[Begin PROVIDED INFORMATION]

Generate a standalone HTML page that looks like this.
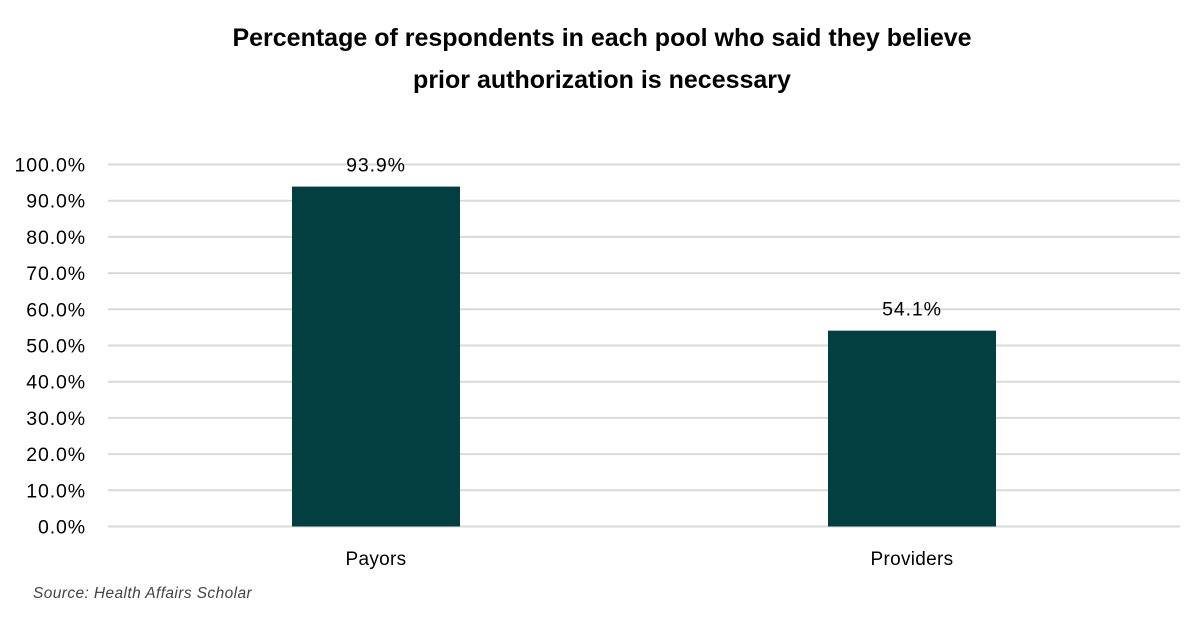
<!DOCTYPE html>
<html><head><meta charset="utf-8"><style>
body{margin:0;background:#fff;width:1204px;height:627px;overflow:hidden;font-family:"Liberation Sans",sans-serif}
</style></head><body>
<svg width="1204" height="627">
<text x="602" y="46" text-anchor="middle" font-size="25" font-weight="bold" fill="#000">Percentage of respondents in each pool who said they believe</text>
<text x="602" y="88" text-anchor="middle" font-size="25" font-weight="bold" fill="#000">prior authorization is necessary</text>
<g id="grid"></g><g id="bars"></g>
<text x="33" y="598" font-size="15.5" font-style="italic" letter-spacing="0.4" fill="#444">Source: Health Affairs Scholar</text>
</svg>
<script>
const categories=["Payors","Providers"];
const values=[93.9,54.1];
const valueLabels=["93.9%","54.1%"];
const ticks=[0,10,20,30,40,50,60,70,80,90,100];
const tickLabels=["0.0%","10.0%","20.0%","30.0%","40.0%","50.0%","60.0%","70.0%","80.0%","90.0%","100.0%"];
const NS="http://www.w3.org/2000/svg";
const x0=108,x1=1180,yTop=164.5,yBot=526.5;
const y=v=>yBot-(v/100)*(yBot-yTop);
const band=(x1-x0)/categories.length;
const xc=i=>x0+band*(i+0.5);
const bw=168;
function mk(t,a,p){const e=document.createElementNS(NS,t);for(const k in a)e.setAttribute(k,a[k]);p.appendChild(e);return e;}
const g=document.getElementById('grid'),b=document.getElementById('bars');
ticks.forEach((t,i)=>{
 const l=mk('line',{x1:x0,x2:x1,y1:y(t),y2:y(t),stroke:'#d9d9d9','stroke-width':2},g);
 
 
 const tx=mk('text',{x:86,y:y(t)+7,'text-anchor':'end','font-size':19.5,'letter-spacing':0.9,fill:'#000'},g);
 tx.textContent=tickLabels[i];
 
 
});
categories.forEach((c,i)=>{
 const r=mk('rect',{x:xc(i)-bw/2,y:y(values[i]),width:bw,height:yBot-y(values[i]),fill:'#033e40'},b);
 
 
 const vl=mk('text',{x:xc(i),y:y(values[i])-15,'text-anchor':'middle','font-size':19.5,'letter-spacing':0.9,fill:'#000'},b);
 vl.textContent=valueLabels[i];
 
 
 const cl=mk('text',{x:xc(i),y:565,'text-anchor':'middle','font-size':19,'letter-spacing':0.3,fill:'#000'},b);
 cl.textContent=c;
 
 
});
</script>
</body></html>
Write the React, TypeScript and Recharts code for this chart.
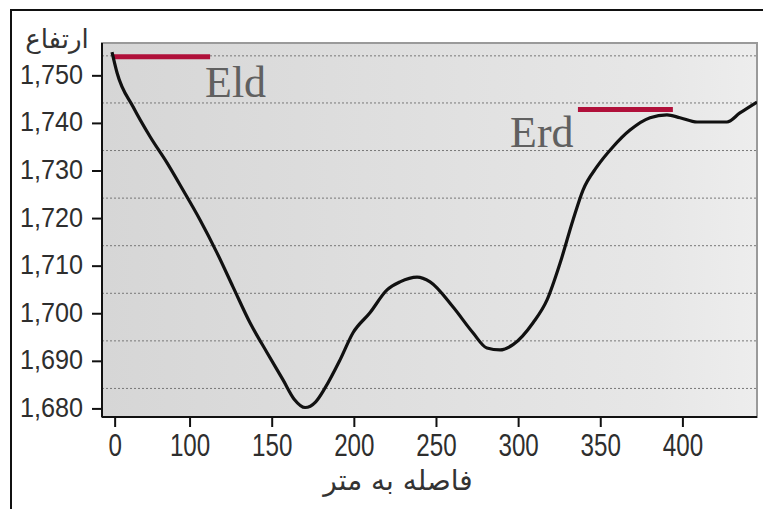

[End PROVIDED INFORMATION]
[Begin PROVIDED INFORMATION]

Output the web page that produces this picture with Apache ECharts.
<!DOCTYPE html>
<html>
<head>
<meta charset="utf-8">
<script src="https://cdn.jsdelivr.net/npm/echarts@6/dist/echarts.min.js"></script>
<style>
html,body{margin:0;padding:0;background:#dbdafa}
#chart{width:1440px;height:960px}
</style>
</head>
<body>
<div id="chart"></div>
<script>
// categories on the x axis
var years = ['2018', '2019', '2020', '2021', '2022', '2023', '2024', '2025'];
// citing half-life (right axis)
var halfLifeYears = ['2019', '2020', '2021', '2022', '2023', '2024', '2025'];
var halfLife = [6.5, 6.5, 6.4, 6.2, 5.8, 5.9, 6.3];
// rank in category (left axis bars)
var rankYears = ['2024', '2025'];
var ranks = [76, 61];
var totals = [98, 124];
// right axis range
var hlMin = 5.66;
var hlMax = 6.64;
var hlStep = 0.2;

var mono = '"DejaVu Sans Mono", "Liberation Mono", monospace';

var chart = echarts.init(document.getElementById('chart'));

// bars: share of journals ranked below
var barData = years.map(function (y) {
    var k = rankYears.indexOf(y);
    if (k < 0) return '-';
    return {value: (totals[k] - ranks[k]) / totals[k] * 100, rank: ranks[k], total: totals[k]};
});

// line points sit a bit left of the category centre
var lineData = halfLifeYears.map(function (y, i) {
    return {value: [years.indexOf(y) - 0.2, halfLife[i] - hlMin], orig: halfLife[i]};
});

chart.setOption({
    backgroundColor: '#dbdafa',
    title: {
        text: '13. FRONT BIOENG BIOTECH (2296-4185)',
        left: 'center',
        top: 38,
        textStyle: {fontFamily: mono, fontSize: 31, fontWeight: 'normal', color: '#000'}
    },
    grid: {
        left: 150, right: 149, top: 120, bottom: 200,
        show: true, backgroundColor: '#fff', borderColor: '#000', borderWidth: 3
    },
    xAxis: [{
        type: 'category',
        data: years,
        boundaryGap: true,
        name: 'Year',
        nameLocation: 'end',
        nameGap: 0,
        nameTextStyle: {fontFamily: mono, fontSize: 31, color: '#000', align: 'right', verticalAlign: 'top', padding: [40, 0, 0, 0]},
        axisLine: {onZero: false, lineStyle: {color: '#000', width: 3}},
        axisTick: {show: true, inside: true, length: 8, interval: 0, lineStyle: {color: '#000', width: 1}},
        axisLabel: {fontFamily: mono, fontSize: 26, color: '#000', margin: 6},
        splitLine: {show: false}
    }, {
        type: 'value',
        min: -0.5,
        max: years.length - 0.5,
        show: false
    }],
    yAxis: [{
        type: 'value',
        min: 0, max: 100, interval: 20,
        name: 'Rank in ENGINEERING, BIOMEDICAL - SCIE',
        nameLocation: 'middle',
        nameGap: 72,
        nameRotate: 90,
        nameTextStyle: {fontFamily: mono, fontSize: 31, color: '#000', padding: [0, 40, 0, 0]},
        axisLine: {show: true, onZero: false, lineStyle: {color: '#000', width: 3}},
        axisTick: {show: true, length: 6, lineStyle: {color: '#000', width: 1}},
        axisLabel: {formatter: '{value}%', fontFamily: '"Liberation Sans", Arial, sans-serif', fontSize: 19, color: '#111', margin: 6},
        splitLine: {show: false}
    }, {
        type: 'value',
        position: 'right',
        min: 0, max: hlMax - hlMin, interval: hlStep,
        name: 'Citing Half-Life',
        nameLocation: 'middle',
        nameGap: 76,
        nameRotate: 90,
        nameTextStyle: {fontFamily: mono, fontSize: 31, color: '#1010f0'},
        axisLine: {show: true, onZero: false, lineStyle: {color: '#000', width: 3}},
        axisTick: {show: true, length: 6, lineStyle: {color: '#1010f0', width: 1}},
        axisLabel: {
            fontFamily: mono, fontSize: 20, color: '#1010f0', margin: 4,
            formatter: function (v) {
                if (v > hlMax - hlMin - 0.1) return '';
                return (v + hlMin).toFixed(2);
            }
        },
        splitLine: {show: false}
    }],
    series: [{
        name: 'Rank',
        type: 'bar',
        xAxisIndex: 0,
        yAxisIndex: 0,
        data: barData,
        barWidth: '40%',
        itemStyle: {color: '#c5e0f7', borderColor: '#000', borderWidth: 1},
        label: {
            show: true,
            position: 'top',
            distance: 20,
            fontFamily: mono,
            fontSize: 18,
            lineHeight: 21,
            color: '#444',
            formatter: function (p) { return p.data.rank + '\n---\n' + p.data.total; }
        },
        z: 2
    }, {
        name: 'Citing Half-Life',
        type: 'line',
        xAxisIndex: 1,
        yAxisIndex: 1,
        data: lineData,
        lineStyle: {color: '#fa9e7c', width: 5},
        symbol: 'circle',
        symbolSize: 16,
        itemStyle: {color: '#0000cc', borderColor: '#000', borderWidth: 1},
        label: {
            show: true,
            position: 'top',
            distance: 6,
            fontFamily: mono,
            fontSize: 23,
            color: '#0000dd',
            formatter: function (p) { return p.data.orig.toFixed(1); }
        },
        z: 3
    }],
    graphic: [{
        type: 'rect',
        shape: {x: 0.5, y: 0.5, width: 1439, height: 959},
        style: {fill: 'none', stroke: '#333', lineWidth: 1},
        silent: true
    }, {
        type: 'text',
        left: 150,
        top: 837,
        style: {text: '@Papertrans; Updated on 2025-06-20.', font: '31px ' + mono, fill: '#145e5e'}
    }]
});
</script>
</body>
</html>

[End PROVIDED INFORMATION]
[Begin PROVIDED INFORMATION]

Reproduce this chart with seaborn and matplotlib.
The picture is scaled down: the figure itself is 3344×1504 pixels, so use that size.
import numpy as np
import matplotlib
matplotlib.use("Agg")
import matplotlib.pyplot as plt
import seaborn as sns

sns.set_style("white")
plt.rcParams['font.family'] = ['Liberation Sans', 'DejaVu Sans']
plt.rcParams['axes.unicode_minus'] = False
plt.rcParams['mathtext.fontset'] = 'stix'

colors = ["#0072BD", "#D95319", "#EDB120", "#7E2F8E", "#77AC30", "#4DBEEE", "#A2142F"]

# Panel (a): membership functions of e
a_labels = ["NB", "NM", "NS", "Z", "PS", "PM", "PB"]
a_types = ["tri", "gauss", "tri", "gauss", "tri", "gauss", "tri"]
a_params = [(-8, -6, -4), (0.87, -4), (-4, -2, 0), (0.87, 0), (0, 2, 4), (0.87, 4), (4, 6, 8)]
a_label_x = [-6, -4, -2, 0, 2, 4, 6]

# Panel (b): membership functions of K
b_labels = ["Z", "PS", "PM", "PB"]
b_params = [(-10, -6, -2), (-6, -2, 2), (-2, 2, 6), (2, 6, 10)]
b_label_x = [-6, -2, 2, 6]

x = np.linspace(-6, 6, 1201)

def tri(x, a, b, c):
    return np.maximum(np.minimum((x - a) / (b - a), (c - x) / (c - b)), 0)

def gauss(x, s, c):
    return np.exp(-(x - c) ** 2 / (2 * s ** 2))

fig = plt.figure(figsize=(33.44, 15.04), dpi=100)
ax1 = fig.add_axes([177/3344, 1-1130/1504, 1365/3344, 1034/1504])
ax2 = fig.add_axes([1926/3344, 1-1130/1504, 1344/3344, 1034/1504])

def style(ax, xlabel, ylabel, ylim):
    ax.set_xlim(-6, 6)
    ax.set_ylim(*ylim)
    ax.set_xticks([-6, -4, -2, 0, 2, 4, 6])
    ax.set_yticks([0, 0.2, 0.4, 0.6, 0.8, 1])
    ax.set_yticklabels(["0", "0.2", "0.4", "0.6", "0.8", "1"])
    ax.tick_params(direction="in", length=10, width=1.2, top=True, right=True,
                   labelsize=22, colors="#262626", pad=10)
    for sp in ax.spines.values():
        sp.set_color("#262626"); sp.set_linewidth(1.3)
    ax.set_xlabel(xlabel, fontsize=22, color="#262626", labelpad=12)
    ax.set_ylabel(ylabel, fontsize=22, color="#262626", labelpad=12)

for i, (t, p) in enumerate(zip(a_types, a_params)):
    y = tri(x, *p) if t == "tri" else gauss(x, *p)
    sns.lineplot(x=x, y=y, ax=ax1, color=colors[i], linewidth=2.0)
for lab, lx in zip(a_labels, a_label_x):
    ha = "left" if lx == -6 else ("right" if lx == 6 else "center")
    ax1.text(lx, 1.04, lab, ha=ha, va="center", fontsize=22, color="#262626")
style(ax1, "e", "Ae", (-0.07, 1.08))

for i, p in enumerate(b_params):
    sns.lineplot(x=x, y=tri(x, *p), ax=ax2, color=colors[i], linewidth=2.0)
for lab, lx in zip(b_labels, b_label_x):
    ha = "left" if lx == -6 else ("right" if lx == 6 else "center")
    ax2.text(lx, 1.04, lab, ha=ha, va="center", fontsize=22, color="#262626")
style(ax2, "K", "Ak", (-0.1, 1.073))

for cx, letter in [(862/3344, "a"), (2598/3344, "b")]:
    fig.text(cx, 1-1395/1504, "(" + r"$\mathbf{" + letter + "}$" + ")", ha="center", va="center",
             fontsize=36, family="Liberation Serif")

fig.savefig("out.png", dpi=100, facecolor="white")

[End PROVIDED INFORMATION]

DIRECTIONS –
Transcribe exactly the lines between the one containing "Generate a standalone" and the one containing "vl.textContent=valueLabels[i];", counting both ends. Pictures are not copied.

FULL OUTPUT –
Generate a standalone HTML page that looks like this.
<!DOCTYPE html>
<html><head><meta charset="utf-8"><style>
body{margin:0;background:#fff;width:1204px;height:627px;overflow:hidden;font-family:"Liberation Sans",sans-serif}
</style></head><body>
<svg width="1204" height="627">
<text x="602" y="46" text-anchor="middle" font-size="25" font-weight="bold" fill="#000">Percentage of respondents in each pool who said they believe</text>
<text x="602" y="88" text-anchor="middle" font-size="25" font-weight="bold" fill="#000">prior authorization is necessary</text>
<g id="grid"></g><g id="bars"></g>
<text x="33" y="598" font-size="15.5" font-style="italic" letter-spacing="0.4" fill="#444">Source: Health Affairs Scholar</text>
</svg>
<script>
const categories=["Payors","Providers"];
const values=[93.9,54.1];
const valueLabels=["93.9%","54.1%"];
const ticks=[0,10,20,30,40,50,60,70,80,90,100];
const tickLabels=["0.0%","10.0%","20.0%","30.0%","40.0%","50.0%","60.0%","70.0%","80.0%","90.0%","100.0%"];
const NS="http://www.w3.org/2000/svg";
const x0=108,x1=1180,yTop=164.5,yBot=526.5;
const y=v=>yBot-(v/100)*(yBot-yTop);
const band=(x1-x0)/categories.length;
const xc=i=>x0+band*(i+0.5);
const bw=168;
function mk(t,a,p){const e=document.createElementNS(NS,t);for(const k in a)e.setAttribute(k,a[k]);p.appendChild(e);return e;}
const g=document.getElementById('grid'),b=document.getElementById('bars');
ticks.forEach((t,i)=>{
 const l=mk('line',{x1:x0,x2:x1,y1:y(t),y2:y(t),stroke:'#d9d9d9','stroke-width':2},g);
 
 
 const tx=mk('text',{x:86,y:y(t)+7,'text-anchor':'end','font-size':19.5,'letter-spacing':0.9,fill:'#000'},g);
 tx.textContent=tickLabels[i];
 
 
});
categories.forEach((c,i)=>{
 const r=mk('rect',{x:xc(i)-bw/2,y:y(values[i]),width:bw,height:yBot-y(values[i]),fill:'#033e40'},b);
 
 
 const vl=mk('text',{x:xc(i),y:y(values[i])-15,'text-anchor':'middle','font-size':19.5,'letter-spacing':0.9,fill:'#000'},b);
 vl.textContent=valueLabels[i];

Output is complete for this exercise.